PG&E job fair draws 750 hopeful applicants

bswanston@thetribunenews.comMay 30, 2014 

Men and women wearing slacks and pencil skirts parked along a crowded Ontario Road and trekked to the Pacific Gas and Electric Energy Education Center on Friday afternoon.

There, they joined a long line of people winding their way through the center’s parking lot, waiting to enter the PG&E Hiring Fair. The fair drew 750 job-seekers from throughout the county to learn about temporary construction, maintenance, administrative and clerical positions with PG&E.

An afternoon and an evening session were held, with representatives from each job category educating fair participants about position requirements and the online application process.

PG&E will hire about 1,000 temporary employees for a planned maintenance and refueling outage at Diablo Canyon nuclear power plant around October. PG&E spokesman Blair Jones said the outage could last between four weeks and two months, so the temporary jobs will vary in length.

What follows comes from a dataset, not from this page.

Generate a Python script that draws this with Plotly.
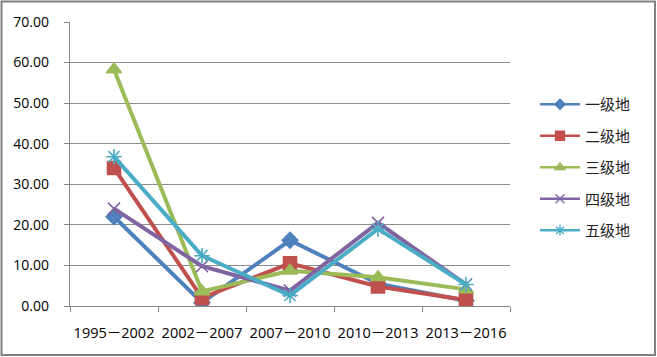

PG&E employs 1,800 people in San Luis Obispo County, 1,500 of whom work at the Diablo Canyon plant, Jones said. Diablo Canyon has two reactor units, each of which shuts down for maintenance and refueling every 18-20 months. During the planned outages, PG&E hires supplemental workers to assist Diablo Canyon employees.

Temporary positions for these outages include cement masons, carpenters, clerical workers, technicians, maintenance workers, pipe fitters, engineers and utility workers. Jones said the hiring fair helps PG&E find a wide array of skilled tradesmen to fill the positions. It also educates participants on available full-time positions with the company.

"It’s a one-stop shop for people looking for employment in the county,” Jones said.

Samantha Law graduated from Cal Poly last year and has since been working two part-time jobs, she said. She attended the job fair hoping to learn about full-time work with PG&E.

“I’m open to anything,” Law said.

Law submitted applications for many positions with PG&E, including cafeteria services, but said she hopes to take on a job in entry-level administration. Her mother worked for PG&E, inspiring Law to seek positions within the company.

“I’ve always been attached to the idea of working at PG&E,” she said.

To get ready for the hiring fair, Law attended one of six preparatory resume-building workshops hosted by America’s Job Centers of California. Workshop participants received a “golden ticket,” letting them skip the line and enter the fair 30 minutes early. The workshops not only got Law into the fair early, but gave tips on how to dress and introduce herself to potential employers.

“It was great to know what to expect since I’ve never been to a job fair,” she said.